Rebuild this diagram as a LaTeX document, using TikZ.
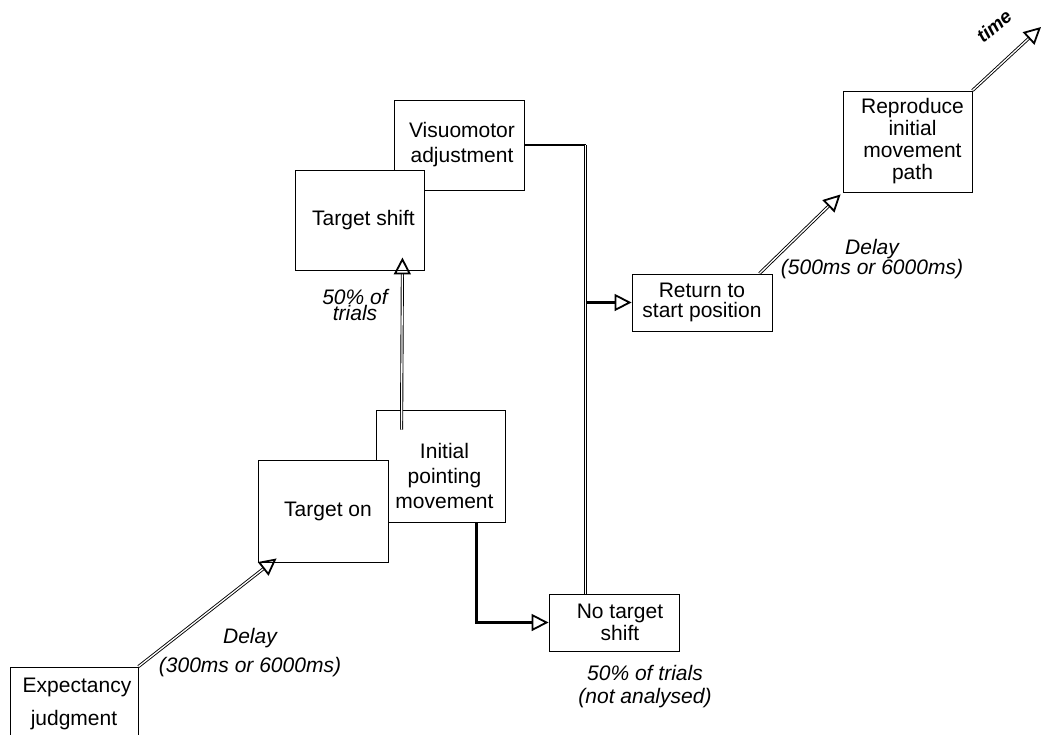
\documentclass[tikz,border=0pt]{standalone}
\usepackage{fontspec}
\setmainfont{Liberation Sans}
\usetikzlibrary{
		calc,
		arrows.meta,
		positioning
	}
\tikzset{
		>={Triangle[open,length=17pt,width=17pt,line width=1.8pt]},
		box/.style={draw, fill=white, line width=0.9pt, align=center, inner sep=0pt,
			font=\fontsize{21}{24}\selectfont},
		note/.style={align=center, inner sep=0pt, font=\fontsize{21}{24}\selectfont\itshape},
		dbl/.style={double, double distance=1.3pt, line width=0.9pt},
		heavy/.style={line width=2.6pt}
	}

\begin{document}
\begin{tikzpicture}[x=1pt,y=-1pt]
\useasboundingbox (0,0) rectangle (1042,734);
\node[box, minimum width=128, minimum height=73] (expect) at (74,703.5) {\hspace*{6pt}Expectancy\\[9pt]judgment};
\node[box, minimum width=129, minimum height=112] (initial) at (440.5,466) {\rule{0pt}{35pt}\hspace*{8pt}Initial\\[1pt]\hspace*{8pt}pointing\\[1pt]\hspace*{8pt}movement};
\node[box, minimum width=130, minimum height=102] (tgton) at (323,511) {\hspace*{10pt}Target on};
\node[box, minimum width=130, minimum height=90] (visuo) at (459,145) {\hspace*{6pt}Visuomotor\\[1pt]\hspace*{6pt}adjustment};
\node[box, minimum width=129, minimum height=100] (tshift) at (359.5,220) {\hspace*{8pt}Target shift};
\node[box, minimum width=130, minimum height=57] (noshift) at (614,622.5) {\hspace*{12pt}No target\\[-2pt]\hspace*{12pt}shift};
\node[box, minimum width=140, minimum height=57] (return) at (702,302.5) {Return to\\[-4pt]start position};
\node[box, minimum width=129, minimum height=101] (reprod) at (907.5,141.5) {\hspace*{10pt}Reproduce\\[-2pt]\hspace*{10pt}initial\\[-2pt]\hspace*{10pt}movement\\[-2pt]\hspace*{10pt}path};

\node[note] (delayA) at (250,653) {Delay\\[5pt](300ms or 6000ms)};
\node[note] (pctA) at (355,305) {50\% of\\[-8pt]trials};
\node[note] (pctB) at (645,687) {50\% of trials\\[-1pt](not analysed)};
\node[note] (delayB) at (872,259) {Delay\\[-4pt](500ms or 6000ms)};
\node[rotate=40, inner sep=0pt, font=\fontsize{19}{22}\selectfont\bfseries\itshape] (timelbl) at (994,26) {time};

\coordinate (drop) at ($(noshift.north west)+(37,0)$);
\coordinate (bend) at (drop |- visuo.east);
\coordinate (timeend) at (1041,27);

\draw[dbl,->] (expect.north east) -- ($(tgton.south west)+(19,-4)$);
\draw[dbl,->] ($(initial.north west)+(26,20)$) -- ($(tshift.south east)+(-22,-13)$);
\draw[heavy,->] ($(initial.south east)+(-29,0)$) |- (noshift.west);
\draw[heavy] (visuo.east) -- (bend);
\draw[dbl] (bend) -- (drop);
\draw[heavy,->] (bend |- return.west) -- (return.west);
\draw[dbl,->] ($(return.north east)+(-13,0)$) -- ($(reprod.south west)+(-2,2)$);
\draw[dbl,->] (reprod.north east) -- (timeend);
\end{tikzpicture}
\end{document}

• [WORK TO COMPLETE]: Without including any pictures, print all of the material exactly as given.

• [COMPLETE OUTPUT]:
Rebuild this diagram as a LaTeX document, using TikZ.
\documentclass[tikz,border=0pt]{standalone}
\usepackage{fontspec}
\setmainfont{Liberation Sans}
\usetikzlibrary{
		calc,
		arrows.meta,
		positioning
	}
\tikzset{
		>={Triangle[open,length=17pt,width=17pt,line width=1.8pt]},
		box/.style={draw, fill=white, line width=0.9pt, align=center, inner sep=0pt,
			font=\fontsize{21}{24}\selectfont},
		note/.style={align=center, inner sep=0pt, font=\fontsize{21}{24}\selectfont\itshape},
		dbl/.style={double, double distance=1.3pt, line width=0.9pt},
		heavy/.style={line width=2.6pt}
	}

\begin{document}
\begin{tikzpicture}[x=1pt,y=-1pt]
\useasboundingbox (0,0) rectangle (1042,734);
\node[box, minimum width=128, minimum height=73] (expect) at (74,703.5) {\hspace*{6pt}Expectancy\\[9pt]judgment};
\node[box, minimum width=129, minimum height=112] (initial) at (440.5,466) {\rule{0pt}{35pt}\hspace*{8pt}Initial\\[1pt]\hspace*{8pt}pointing\\[1pt]\hspace*{8pt}movement};
\node[box, minimum width=130, minimum height=102] (tgton) at (323,511) {\hspace*{10pt}Target on};
\node[box, minimum width=130, minimum height=90] (visuo) at (459,145) {\hspace*{6pt}Visuomotor\\[1pt]\hspace*{6pt}adjustment};
\node[box, minimum width=129, minimum height=100] (tshift) at (359.5,220) {\hspace*{8pt}Target shift};
\node[box, minimum width=130, minimum height=57] (noshift) at (614,622.5) {\hspace*{12pt}No target\\[-2pt]\hspace*{12pt}shift};
\node[box, minimum width=140, minimum height=57] (return) at (702,302.5) {Return to\\[-4pt]start position};
\node[box, minimum width=129, minimum height=101] (reprod) at (907.5,141.5) {\hspace*{10pt}Reproduce\\[-2pt]\hspace*{10pt}initial\\[-2pt]\hspace*{10pt}movement\\[-2pt]\hspace*{10pt}path};

\node[note] (delayA) at (250,653) {Delay\\[5pt](300ms or 6000ms)};
\node[note] (pctA) at (355,305) {50\% of\\[-8pt]trials};
\node[note] (pctB) at (645,687) {50\% of trials\\[-1pt](not analysed)};
\node[note] (delayB) at (872,259) {Delay\\[-4pt](500ms or 6000ms)};
\node[rotate=40, inner sep=0pt, font=\fontsize{19}{22}\selectfont\bfseries\itshape] (timelbl) at (994,26) {time};

\coordinate (drop) at ($(noshift.north west)+(37,0)$);
\coordinate (bend) at (drop |- visuo.east);
\coordinate (timeend) at (1041,27);

\draw[dbl,->] (expect.north east) -- ($(tgton.south west)+(19,-4)$);
\draw[dbl,->] ($(initial.north west)+(26,20)$) -- ($(tshift.south east)+(-22,-13)$);
\draw[heavy,->] ($(initial.south east)+(-29,0)$) |- (noshift.west);
\draw[heavy] (visuo.east) -- (bend);
\draw[dbl] (bend) -- (drop);
\draw[heavy,->] (bend |- return.west) -- (return.west);
\draw[dbl,->] ($(return.north east)+(-13,0)$) -- ($(reprod.south west)+(-2,2)$);
\draw[dbl,->] (reprod.north east) -- (timeend);
\end{tikzpicture}
\end{document}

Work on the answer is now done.